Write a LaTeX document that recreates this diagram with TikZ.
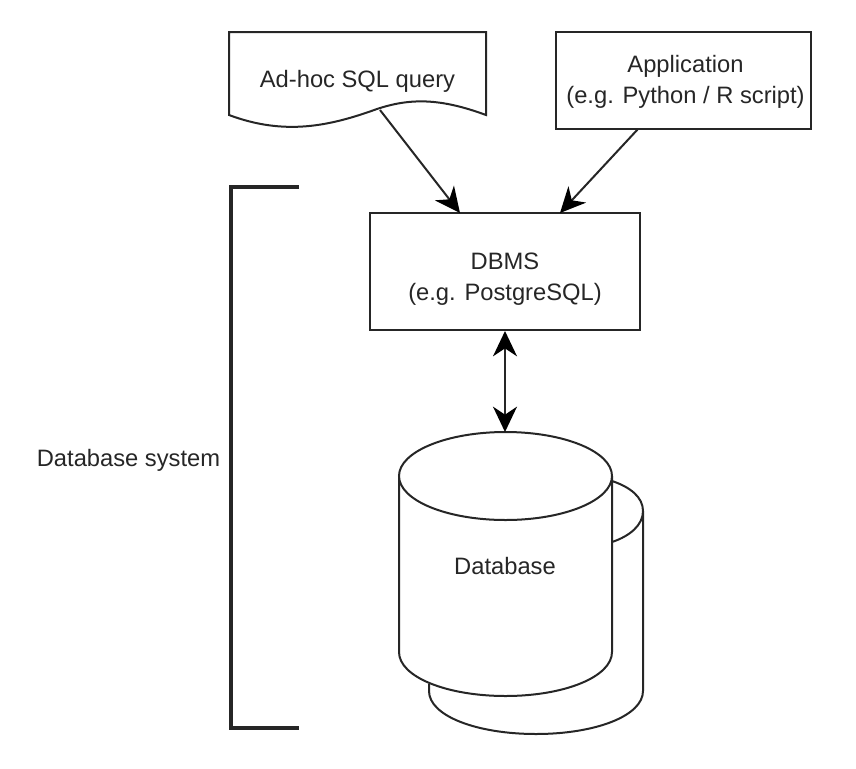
\documentclass[tikz,border=0pt]{standalone}
\usepackage{fontspec}
\setmainfont{Liberation Sans}
\usetikzlibrary{arrows.meta}
\tikzset{
  line/.style={draw=black!85,line width=1.5},
  labelbox/.style={inner sep=0pt,align=center,font=\fontsize{17.8pt}{23.6pt}\selectfont,text=black!85},
  conn/.style={draw=black!85,line width=1.5,-{Stealth[length=19,width=18,inset=6,color=black]}},
  bicon/.style={draw=black!85,line width=1.5,{Stealth[length=19,width=18,inset=6,color=black]}-{Stealth[length=19,width=18,inset=6,color=black]}},
}
\begin{document}
\begin{tikzpicture}[x=0.75pt,y=-0.75pt,line join=miter]
\useasboundingbox (0,0) rectangle (856,768);
% bracket
\draw[draw=black!85,line width=3] (299,187) -- (231,187) -- (231,728) -- (299,728);
\node[labelbox] (sys) at (128.5,460) {Database system};
% document
\draw[line] (229,32) -- (486,32) -- (486,115)
  .. controls (440,98) and (410,98) .. (377,109)
  .. controls (330,126) and (285,136) .. (229,115) -- cycle;
\node[labelbox] (doc) at (357.5,81) {Ad-hoc SQL query};
\coordinate (docout) at (380,110);
% application
\node[line,rectangle,minimum width=255*0.75pt,minimum height=97*0.75pt,inner sep=0pt] (app) at (683.5,80.5) {};
\node[labelbox] (applabel) at (685.5,82) {Application\\(e.g. Python / R script)};
% DBMS
\node[line,rectangle,minimum width=270*0.75pt,minimum height=117*0.75pt,inner sep=0pt] (dbms) at (505,271.5) {};
\node[labelbox] (dbmslabel) at (505,279) {DBMS\\(e.g. PostgreSQL)};
% back cylinder
\draw[line] (612,481) .. controls (630,487) and (643,497) .. (643,511) -- (643,691)
  .. controls (643,716) and (595,734) .. (536,734)
  .. controls (477,734) and (429,716) .. (429,691) -- (429,684);
\draw[line] (643,511) .. controls (643,525) and (630,536) .. (612,542);
% front cylinder
\draw[line,fill=white] (399,476) -- (399,652) .. controls (399,677) and (447,696) .. (505.5,696)
  .. controls (564,696) and (612,677) .. (612,652) -- (612,476);
\draw[line,fill=white] (505.5,476) ellipse [x radius=106.5,y radius=44];
\node[labelbox] (db) at (505,566) {Database};
\coordinate (dbtop) at (505,432);
% connectors
\draw[conn] (docout) -- (460,213);
\draw[conn] (638,129) -- (560,213);
\draw[bicon] (dbms.south) -- (dbtop);
\end{tikzpicture}
\end{document}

◇ ◇ ◇

Work to complete> Without the pictures, output the full listing exactly as it stands.

Response to this task>
Write a LaTeX document that recreates this diagram with TikZ.
\documentclass[tikz,border=0pt]{standalone}
\usepackage{fontspec}
\setmainfont{Liberation Sans}
\usetikzlibrary{arrows.meta}
\tikzset{
  line/.style={draw=black!85,line width=1.5},
  labelbox/.style={inner sep=0pt,align=center,font=\fontsize{17.8pt}{23.6pt}\selectfont,text=black!85},
  conn/.style={draw=black!85,line width=1.5,-{Stealth[length=19,width=18,inset=6,color=black]}},
  bicon/.style={draw=black!85,line width=1.5,{Stealth[length=19,width=18,inset=6,color=black]}-{Stealth[length=19,width=18,inset=6,color=black]}},
}
\begin{document}
\begin{tikzpicture}[x=0.75pt,y=-0.75pt,line join=miter]
\useasboundingbox (0,0) rectangle (856,768);
% bracket
\draw[draw=black!85,line width=3] (299,187) -- (231,187) -- (231,728) -- (299,728);
\node[labelbox] (sys) at (128.5,460) {Database system};
% document
\draw[line] (229,32) -- (486,32) -- (486,115)
  .. controls (440,98) and (410,98) .. (377,109)
  .. controls (330,126) and (285,136) .. (229,115) -- cycle;
\node[labelbox] (doc) at (357.5,81) {Ad-hoc SQL query};
\coordinate (docout) at (380,110);
% application
\node[line,rectangle,minimum width=255*0.75pt,minimum height=97*0.75pt,inner sep=0pt] (app) at (683.5,80.5) {};
\node[labelbox] (applabel) at (685.5,82) {Application\\(e.g. Python / R script)};
% DBMS
\node[line,rectangle,minimum width=270*0.75pt,minimum height=117*0.75pt,inner sep=0pt] (dbms) at (505,271.5) {};
\node[labelbox] (dbmslabel) at (505,279) {DBMS\\(e.g. PostgreSQL)};
% back cylinder
\draw[line] (612,481) .. controls (630,487) and (643,497) .. (643,511) -- (643,691)
  .. controls (643,716) and (595,734) .. (536,734)
  .. controls (477,734) and (429,716) .. (429,691) -- (429,684);
\draw[line] (643,511) .. controls (643,525) and (630,536) .. (612,542);
% front cylinder
\draw[line,fill=white] (399,476) -- (399,652) .. controls (399,677) and (447,696) .. (505.5,696)
  .. controls (564,696) and (612,677) .. (612,652) -- (612,476);
\draw[line,fill=white] (505.5,476) ellipse [x radius=106.5,y radius=44];
\node[labelbox] (db) at (505,566) {Database};
\coordinate (dbtop) at (505,432);
% connectors
\draw[conn] (docout) -- (460,213);
\draw[conn] (638,129) -- (560,213);
\draw[bicon] (dbms.south) -- (dbtop);
\end{tikzpicture}
\end{document}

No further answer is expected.